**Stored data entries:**
-- START --

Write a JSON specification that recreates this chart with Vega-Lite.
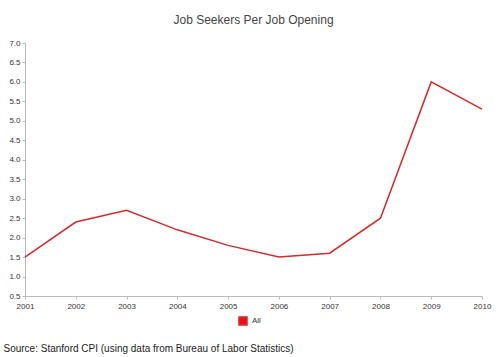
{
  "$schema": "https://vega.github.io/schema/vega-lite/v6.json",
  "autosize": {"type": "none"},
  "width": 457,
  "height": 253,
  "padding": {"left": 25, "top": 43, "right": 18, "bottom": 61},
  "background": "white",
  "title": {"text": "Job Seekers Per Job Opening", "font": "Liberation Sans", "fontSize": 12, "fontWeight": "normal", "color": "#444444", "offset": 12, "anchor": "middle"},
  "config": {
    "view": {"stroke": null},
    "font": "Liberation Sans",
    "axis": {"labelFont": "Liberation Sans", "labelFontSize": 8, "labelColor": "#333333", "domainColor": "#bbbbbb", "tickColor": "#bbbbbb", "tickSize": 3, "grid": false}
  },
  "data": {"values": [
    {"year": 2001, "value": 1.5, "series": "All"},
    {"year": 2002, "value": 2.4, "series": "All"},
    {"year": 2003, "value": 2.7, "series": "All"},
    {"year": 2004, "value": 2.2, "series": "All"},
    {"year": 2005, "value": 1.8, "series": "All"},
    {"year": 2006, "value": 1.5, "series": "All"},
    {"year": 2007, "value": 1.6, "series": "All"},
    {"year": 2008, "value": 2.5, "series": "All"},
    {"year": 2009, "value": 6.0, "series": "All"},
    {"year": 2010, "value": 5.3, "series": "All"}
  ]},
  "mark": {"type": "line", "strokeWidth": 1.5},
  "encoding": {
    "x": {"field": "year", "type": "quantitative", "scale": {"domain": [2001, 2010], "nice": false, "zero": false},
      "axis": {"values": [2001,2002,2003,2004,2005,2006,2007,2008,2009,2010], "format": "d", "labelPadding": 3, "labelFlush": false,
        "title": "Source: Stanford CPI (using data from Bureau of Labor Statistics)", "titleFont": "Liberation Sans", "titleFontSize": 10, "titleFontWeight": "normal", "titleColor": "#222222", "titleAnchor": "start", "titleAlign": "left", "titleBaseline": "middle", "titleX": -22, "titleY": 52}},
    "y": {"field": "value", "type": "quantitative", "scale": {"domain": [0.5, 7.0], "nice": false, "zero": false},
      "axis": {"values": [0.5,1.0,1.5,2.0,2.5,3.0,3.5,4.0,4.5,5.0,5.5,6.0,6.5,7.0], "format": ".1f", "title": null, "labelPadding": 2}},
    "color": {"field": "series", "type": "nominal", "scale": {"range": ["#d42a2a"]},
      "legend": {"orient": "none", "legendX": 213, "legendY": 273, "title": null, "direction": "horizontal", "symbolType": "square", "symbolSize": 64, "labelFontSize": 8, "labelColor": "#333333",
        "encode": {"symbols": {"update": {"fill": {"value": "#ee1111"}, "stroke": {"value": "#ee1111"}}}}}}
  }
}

-- END --
-- START --

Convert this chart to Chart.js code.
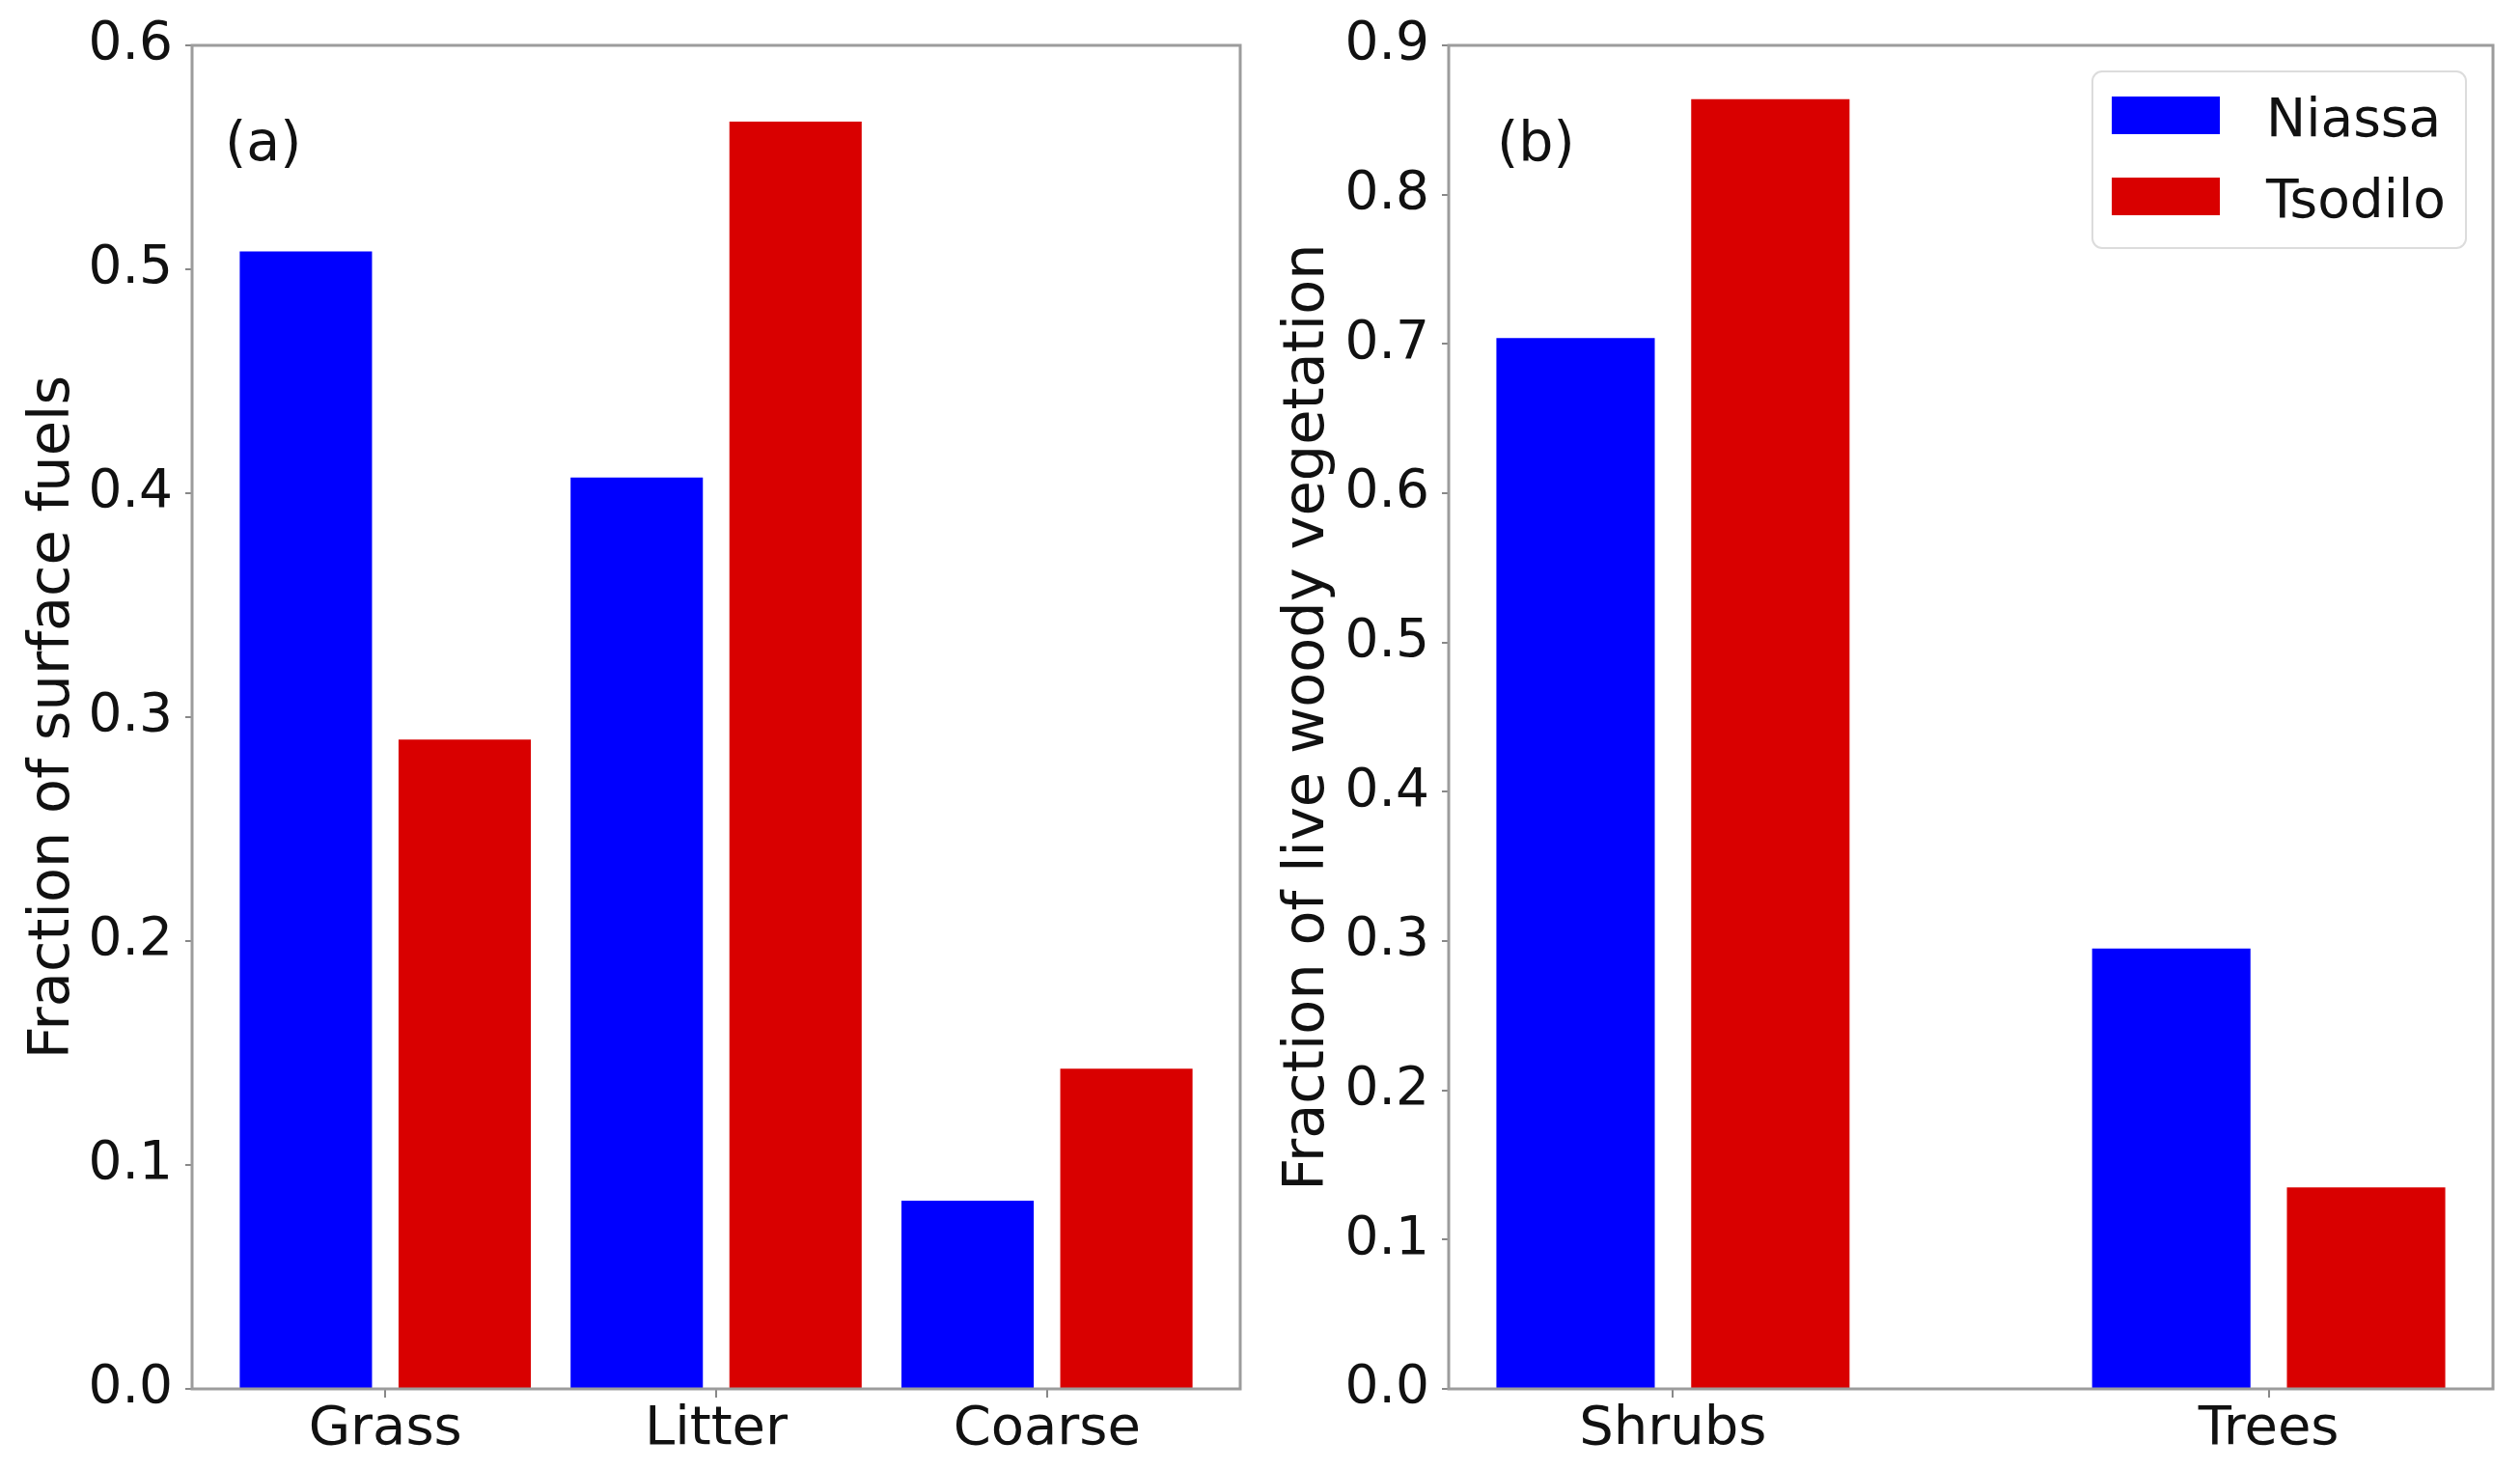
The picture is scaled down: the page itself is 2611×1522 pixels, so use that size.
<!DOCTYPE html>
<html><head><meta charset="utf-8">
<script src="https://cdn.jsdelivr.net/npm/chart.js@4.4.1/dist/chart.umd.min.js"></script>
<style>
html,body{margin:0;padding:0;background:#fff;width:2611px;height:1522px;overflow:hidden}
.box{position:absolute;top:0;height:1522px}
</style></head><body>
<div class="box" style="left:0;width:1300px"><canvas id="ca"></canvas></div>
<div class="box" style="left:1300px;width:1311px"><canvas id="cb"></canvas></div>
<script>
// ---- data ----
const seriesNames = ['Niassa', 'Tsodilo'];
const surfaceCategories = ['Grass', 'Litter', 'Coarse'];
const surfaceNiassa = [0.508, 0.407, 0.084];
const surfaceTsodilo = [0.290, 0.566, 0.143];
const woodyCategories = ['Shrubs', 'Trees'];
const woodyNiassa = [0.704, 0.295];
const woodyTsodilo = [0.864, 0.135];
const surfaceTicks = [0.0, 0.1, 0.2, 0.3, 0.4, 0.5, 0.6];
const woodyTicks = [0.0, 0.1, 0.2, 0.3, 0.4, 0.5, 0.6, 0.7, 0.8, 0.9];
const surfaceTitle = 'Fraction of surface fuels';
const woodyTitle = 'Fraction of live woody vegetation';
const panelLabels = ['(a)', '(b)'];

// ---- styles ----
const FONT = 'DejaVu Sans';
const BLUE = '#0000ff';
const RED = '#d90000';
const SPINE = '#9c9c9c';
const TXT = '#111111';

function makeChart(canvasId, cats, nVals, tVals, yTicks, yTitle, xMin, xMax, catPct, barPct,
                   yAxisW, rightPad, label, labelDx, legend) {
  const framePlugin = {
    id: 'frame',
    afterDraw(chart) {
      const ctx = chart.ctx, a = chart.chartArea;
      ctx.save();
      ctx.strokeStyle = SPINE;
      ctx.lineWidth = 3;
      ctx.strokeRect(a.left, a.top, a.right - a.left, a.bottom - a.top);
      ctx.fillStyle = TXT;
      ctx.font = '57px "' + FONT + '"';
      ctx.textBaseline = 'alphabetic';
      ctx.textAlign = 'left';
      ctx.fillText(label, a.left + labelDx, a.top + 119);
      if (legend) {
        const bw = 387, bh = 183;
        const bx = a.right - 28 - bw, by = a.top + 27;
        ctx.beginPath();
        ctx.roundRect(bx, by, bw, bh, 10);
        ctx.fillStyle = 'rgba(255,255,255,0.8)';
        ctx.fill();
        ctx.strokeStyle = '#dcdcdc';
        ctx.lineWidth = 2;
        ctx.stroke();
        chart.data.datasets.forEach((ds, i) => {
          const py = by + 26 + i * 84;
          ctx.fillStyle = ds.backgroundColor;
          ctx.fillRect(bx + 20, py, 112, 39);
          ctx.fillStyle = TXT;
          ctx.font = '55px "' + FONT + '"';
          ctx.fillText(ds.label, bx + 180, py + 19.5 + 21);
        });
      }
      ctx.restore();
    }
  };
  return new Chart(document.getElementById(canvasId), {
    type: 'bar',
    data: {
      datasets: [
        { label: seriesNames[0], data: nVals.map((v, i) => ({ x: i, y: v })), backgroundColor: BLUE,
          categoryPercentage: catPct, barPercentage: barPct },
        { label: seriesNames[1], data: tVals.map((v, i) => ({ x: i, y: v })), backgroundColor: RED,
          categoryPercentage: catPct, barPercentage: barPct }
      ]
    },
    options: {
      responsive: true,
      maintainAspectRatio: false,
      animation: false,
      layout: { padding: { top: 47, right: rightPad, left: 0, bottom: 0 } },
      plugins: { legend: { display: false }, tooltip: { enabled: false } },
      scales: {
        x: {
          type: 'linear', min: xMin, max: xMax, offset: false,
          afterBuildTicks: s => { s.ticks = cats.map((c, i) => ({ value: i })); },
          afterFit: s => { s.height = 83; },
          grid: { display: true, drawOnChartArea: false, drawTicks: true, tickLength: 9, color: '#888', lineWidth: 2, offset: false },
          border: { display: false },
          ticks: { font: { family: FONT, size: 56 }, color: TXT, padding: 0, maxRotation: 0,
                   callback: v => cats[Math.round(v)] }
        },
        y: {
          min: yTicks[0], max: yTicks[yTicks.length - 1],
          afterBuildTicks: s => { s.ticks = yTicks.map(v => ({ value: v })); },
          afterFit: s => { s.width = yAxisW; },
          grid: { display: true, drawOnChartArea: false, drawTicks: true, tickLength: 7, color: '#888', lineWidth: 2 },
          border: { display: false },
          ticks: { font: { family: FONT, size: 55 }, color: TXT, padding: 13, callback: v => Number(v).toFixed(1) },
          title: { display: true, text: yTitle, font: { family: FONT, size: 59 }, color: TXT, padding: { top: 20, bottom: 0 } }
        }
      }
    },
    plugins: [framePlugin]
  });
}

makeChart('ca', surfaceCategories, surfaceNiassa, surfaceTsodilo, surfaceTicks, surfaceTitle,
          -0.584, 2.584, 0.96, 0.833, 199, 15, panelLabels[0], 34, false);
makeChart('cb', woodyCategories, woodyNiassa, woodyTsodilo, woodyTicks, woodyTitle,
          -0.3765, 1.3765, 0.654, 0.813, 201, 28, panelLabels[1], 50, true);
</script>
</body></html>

-- END --

**Goal:** Starting at the line containing "Convert this chart to Chart.js code." and ending at the line containing "const TXT = '#111111';", copy those lines exactly, both included, and nothing more. Leave out any picture.

**The output:**
Convert this chart to Chart.js code.
The picture is scaled down: the page itself is 2611×1522 pixels, so use that size.
<!DOCTYPE html>
<html><head><meta charset="utf-8">
<script src="https://cdn.jsdelivr.net/npm/chart.js@4.4.1/dist/chart.umd.min.js"></script>
<style>
html,body{margin:0;padding:0;background:#fff;width:2611px;height:1522px;overflow:hidden}
.box{position:absolute;top:0;height:1522px}
</style></head><body>
<div class="box" style="left:0;width:1300px"><canvas id="ca"></canvas></div>
<div class="box" style="left:1300px;width:1311px"><canvas id="cb"></canvas></div>
<script>
// ---- data ----
const seriesNames = ['Niassa', 'Tsodilo'];
const surfaceCategories = ['Grass', 'Litter', 'Coarse'];
const surfaceNiassa = [0.508, 0.407, 0.084];
const surfaceTsodilo = [0.290, 0.566, 0.143];
const woodyCategories = ['Shrubs', 'Trees'];
const woodyNiassa = [0.704, 0.295];
const woodyTsodilo = [0.864, 0.135];
const surfaceTicks = [0.0, 0.1, 0.2, 0.3, 0.4, 0.5, 0.6];
const woodyTicks = [0.0, 0.1, 0.2, 0.3, 0.4, 0.5, 0.6, 0.7, 0.8, 0.9];
const surfaceTitle = 'Fraction of surface fuels';
const woodyTitle = 'Fraction of live woody vegetation';
const panelLabels = ['(a)', '(b)'];

// ---- styles ----
const FONT = 'DejaVu Sans';
const BLUE = '#0000ff';
const RED = '#d90000';
const SPINE = '#9c9c9c';
const TXT = '#111111';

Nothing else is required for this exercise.